Leopold Kozeluch: 3 Piano Trios (“Sonatas for the Harpsichrd or Piano Forte with accompaniment of Violin and Cello”: P.IX:15 in G minor, P.IX:14 in A major, P.IX:18 in E minor). Tri 1790. Cpo 999 311-2 (1996), barcode 761203931125
Recorded 8-12 August 1994 in the Sendesaal of the German Radio, Cologne
Lovely trios from the era of Mozart-Haydn-early Beethoven
Originally posted on Amazon.com, April 19, 2014
The Bohemian Leopold Anton Kozeluch (1747-1818) belongs to that throng of musicians that filled late 18th-Century Vienna, and which included Dittersdorf, Vanhal, Salieri, Clementi, Schenck, Hoffmeister, von Winter (based mainly in Münich but many operas performed in Vienna), Mozart, Krommer and the two Wranicky/Vranicky half-brothers Paul/Pavel and Anton/Antonin, to limit myself to those of roughly the same generation (all born between 1739 and 1761). They may have been highly successful in those days (which was the case of Kozeluch, who was even offered by Archbishop Colloredo of Salzburg the post he had just kicked Mozart out of, and for a more-than-doubled stipend – and Kozeluch was highly regarded enough in Vienna that he was able to decline), but they were overshadowed in the eyes of posterity by the towering figures of Haydn, Mozart and Beethoven.

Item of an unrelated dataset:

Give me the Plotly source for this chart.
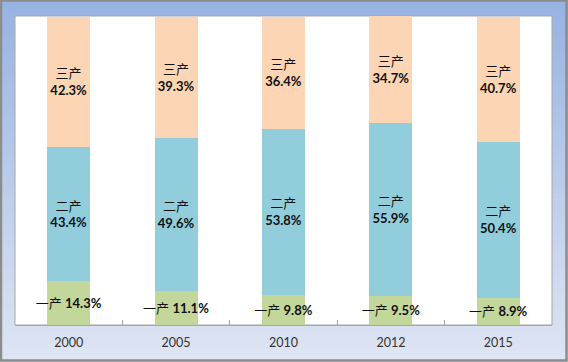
import plotly.graph_objects as go

years = ["2000", "2005", "2010", "2012", "2015"]
primary = [14.3, 11.1, 9.8, 9.5, 8.9]
secondary = [43.4, 49.6, 53.8, 55.9, 50.4]
tertiary = [42.3, 39.3, 36.4, 34.7, 40.7]
names = ["一产", "二产", "三产"]

colors = ["#C4D79B", "#92CDDC", "#FCD5B5"]
W, H = 568, 362
L, R, T, B = 15, 16, 16, 37
ph = H - T - B
pw = W - L - R

fig = go.Figure()
txt_font = dict(family="Lato, 'Noto Sans CJK SC', sans-serif", size=13, color="#111111")
fig.add_bar(x=years, y=primary, name=names[0], marker_color=colors[0],
            text=[f"{names[0]} <b>{v}%</b>" for v in primary])
fig.add_bar(x=years, y=secondary, name=names[1], marker_color=colors[1],
            text=[f"{names[1]}<br><b>{v}%</b>" for v in secondary])
fig.add_bar(x=years, y=tertiary, name=names[2], marker_color=colors[2],
            text=[f"{names[2]}<br><b>{v}%</b>" for v in tertiary])
fig.update_traces(textposition="inside", insidetextanchor="middle", textangle=0,
                  constraintext="none", textfont=txt_font, marker_line_width=0,
                  cliponaxis=False)

def px2x(px):
    return (px - L) / pw

def px2y(py):
    return (H - B - py) / ph

top = (151, 179, 226)
bot = (222, 229, 243)
n = 60
shapes = []
for i in range(n):
    t = i / (n - 1)
    c = tuple(round(top[k] + (bot[k] - top[k]) * t) for k in range(3))
    y0 = H * i / n
    y1 = H * (i + 1) / n + 1
    shapes.append(dict(type="rect", xref="paper", yref="paper", layer="below",
                       x0=px2x(0), x1=px2x(W), y0=px2y(y1), y1=px2y(y0),
                       fillcolor="rgb(%d,%d,%d)" % c, line_width=0))
shapes.append(dict(type="rect", xref="paper", yref="paper", layer="below",
                   x0=px2x(1), x1=px2x(W - 1.5), y0=px2y(H - 1.5), y1=px2y(0.5),
                   fillcolor="rgba(0,0,0,0)", line=dict(color="#8C8C8C", width=2.5)))
shapes.append(dict(type="rect", xref="paper", yref="paper", layer="below",
                   x0=0, x1=1, y0=0, y1=1, fillcolor="white",
                   line=dict(color="#A6A6A6", width=1)))

fig.update_layout(
    template="none",
    width=W, height=H, autosize=False,
    margin=dict(l=L, r=R, t=T, b=B, pad=0),
    barmode="stack", bargap=0.6, showlegend=False,
    paper_bgcolor="#BCCDEB", plot_bgcolor="rgba(0,0,0,0)",
    uniformtext=dict(minsize=12, mode="show"),
    shapes=shapes,
    xaxis=dict(type="category", showline=True, linecolor="#A6A6A6", linewidth=1,
               ticks="inside", tickson="boundaries", ticklen=5, tickcolor="#A6A6A6",
               ticklabelstandoff=6,
               tickfont=dict(family="Lato, sans-serif", size=12.5, color="#333333"),
               showgrid=False, zeroline=False, automargin=False),
    yaxis=dict(range=[0, 100.2], visible=False, showgrid=False, zeroline=False,
               automargin=False),
)
fig.write_html("out.html", config={"displayModeBar": False})
with open("out.html", encoding="utf-8") as f:
    html = f.read()
html = html.replace("<head>", "<head><style>html,body{margin:0;padding:0;overflow:hidden}</style>", 1)
with open("out.html", "w", encoding="utf-8") as f:
    f.write(html)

From 1781 to 1810 Kozeluch published no less than 60 trios, so the three here (from 1788 for the G minor and A major, and 1789 for the E minor) barely skim the surface. That part of Kozeluch’s output must have met with great success, since they had publications in Paris and London soon after their Viennese appearance. On the face of it the trios, inscribed “sonatas for the Harpsichord or Piano Forte with accompaniment of Violin and Cello”, may appear rooted in the pre-classical models, but not so. While the cello assumes a rather subservient harmonic role reminiscent of the earlier basso continuo, the violin is an equal partner with the piano: these are real, classical trios.

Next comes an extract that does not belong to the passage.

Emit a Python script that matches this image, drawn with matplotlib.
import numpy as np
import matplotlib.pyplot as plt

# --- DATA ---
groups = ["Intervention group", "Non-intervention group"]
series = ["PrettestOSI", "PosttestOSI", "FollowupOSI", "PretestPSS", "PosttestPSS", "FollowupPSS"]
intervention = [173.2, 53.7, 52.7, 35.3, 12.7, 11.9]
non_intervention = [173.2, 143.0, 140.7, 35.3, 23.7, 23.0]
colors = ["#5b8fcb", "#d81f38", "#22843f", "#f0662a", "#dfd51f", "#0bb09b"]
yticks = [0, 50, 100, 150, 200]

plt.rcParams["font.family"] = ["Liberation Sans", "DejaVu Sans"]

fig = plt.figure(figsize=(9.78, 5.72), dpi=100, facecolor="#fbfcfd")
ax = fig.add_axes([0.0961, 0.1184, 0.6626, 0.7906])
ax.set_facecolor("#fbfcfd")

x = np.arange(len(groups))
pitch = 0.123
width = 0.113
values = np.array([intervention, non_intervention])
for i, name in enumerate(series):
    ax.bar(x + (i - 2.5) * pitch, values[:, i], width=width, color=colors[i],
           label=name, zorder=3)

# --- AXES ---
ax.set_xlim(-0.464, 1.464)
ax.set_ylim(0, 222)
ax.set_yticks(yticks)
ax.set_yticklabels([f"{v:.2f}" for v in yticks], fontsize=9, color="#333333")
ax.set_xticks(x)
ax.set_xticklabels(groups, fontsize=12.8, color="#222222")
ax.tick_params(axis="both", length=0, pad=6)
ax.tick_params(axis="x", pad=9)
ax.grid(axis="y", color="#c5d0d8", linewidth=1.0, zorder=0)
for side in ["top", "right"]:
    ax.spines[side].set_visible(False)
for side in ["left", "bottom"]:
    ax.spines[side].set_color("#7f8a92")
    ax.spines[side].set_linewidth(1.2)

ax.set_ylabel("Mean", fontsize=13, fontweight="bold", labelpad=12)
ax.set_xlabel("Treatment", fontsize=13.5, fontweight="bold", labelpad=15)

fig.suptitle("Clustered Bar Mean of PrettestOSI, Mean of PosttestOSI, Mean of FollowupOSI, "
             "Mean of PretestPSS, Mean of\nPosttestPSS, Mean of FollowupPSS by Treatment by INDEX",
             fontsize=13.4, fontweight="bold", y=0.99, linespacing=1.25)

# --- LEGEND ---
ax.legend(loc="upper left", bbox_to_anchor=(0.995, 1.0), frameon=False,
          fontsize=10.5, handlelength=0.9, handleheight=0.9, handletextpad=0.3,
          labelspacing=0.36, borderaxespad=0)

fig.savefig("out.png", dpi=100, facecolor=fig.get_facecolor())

But it’s not just a question of form and instrumental roles. In the range of emotions they convey, these are great works, with a perfect mixture of charm, songfulness and drama. The playful and galant charm is located mainly in the slow movements, which makes them more Mozartean or Haydnesque than Beethovenian, but there’s plenty of Beethovenian enthusiasm and drama in the outer movements, mixed with the outbursts of charm that at times anticipate the Schubert of the Trout Quintet (the Finale of the E minor is more along the lines of full charm with very few outbursts of drama). The liner notes insist on the 4-measure-long theme somewhere in the first movement of the A major (track 4) that Beethoven will echo in the Waldstein; I haven’t been able to locate it, although there are many harmonic progressions that sound very Beethovenian indeed. But the beginning of the Finale of the G minor (track 3) sounds strikingly like Beethoven’s Farewell Sonata. When I hear this, sure, if I concentrate, I can probably tell why Beethoven’s trios are superior. But those of Mozart and Haydn? No, I can’t really – maybe because I’m not so familiar with that specific aspect of both composers’ output. And even Beethoven: when I hear this, in fact, I don’t try and compare with those of Beethoven: I just enjoy.
Trio 1790 plays on period-instruments – the difference will be heard mainly with the fortepiano. It sounds fine, not too “toy-piano-ish” as some of these instruments sometimes do. TT 63. The four symphonies of Kozeluch recorded by Concerto Köln for Teldec are also superb.